Your instructions: Don't include pictures. Quote the lines below from the first through the line that contains "0.89100, 0.88901, 0.88703];".

:: Source material ::

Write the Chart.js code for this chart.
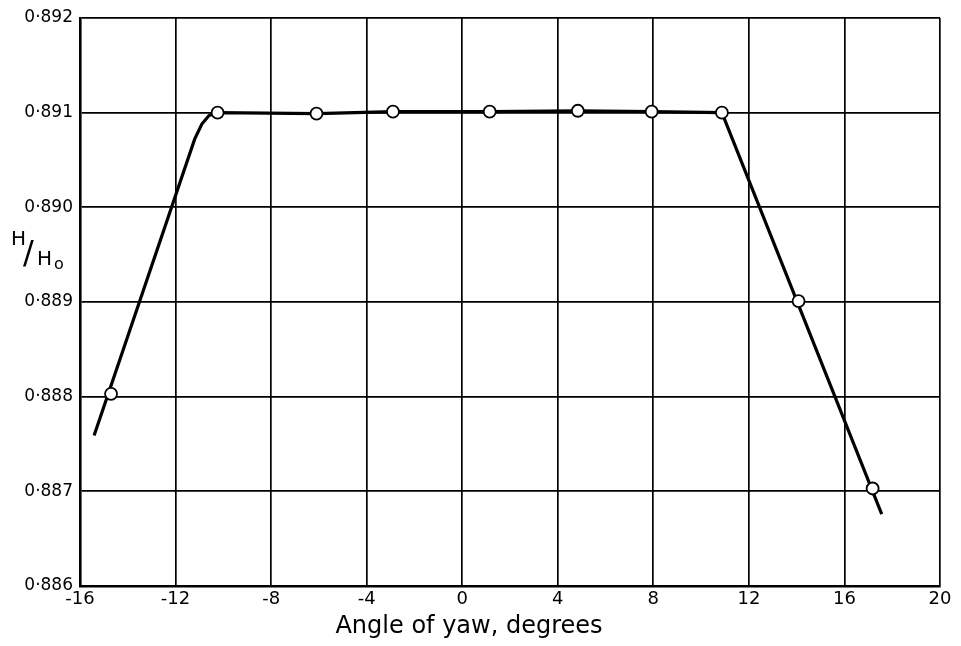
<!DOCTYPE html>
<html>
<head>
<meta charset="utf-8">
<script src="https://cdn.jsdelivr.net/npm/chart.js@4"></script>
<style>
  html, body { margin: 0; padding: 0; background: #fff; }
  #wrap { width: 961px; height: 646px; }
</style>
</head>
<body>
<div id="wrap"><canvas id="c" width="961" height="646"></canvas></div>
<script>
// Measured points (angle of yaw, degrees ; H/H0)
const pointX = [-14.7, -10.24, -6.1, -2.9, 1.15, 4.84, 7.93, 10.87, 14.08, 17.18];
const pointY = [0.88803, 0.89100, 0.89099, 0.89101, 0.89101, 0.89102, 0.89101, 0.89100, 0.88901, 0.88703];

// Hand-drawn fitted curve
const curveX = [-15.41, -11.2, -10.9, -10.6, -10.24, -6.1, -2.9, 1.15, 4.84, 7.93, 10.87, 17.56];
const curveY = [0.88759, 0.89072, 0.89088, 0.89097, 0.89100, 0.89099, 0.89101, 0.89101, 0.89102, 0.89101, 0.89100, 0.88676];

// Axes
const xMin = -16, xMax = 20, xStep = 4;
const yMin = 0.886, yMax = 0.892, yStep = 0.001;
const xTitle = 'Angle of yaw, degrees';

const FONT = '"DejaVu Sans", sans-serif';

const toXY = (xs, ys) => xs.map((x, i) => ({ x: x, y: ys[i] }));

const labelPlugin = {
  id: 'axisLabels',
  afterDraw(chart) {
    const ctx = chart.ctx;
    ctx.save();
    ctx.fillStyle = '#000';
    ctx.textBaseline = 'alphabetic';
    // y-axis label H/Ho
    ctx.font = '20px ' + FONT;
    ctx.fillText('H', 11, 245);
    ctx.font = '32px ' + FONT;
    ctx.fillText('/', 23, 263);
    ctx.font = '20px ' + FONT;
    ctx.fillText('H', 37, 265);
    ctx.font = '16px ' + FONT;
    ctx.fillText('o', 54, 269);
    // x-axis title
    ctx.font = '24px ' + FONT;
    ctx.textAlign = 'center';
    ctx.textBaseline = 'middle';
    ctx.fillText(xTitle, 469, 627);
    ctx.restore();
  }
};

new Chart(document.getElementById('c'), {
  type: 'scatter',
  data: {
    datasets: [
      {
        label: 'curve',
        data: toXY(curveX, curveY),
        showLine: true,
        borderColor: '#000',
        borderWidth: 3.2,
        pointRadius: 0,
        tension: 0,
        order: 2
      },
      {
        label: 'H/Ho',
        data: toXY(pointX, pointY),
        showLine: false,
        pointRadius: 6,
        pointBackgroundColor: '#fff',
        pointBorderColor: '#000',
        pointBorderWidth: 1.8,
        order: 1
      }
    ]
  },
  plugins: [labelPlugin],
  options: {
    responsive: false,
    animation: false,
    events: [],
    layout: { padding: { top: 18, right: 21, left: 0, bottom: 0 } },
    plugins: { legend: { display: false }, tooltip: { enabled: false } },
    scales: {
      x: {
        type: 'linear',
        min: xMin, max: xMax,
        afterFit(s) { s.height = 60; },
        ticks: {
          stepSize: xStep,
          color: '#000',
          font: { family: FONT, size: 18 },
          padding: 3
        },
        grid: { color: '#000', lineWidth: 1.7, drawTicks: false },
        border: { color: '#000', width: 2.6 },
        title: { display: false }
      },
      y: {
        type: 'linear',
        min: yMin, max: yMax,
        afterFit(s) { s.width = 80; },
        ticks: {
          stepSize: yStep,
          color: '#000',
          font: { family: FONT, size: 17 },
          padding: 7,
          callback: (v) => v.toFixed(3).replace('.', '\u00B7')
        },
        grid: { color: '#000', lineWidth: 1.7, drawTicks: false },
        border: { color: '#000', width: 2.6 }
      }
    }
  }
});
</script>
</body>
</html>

:::

Solution to the exercise:
Write the Chart.js code for this chart.
<!DOCTYPE html>
<html>
<head>
<meta charset="utf-8">
<script src="https://cdn.jsdelivr.net/npm/chart.js@4"></script>
<style>
  html, body { margin: 0; padding: 0; background: #fff; }
  #wrap { width: 961px; height: 646px; }
</style>
</head>
<body>
<div id="wrap"><canvas id="c" width="961" height="646"></canvas></div>
<script>
// Measured points (angle of yaw, degrees ; H/H0)
const pointX = [-14.7, -10.24, -6.1, -2.9, 1.15, 4.84, 7.93, 10.87, 14.08, 17.18];
const pointY = [0.88803, 0.89100, 0.89099, 0.89101, 0.89101, 0.89102, 0.89101, 0.89100, 0.88901, 0.88703];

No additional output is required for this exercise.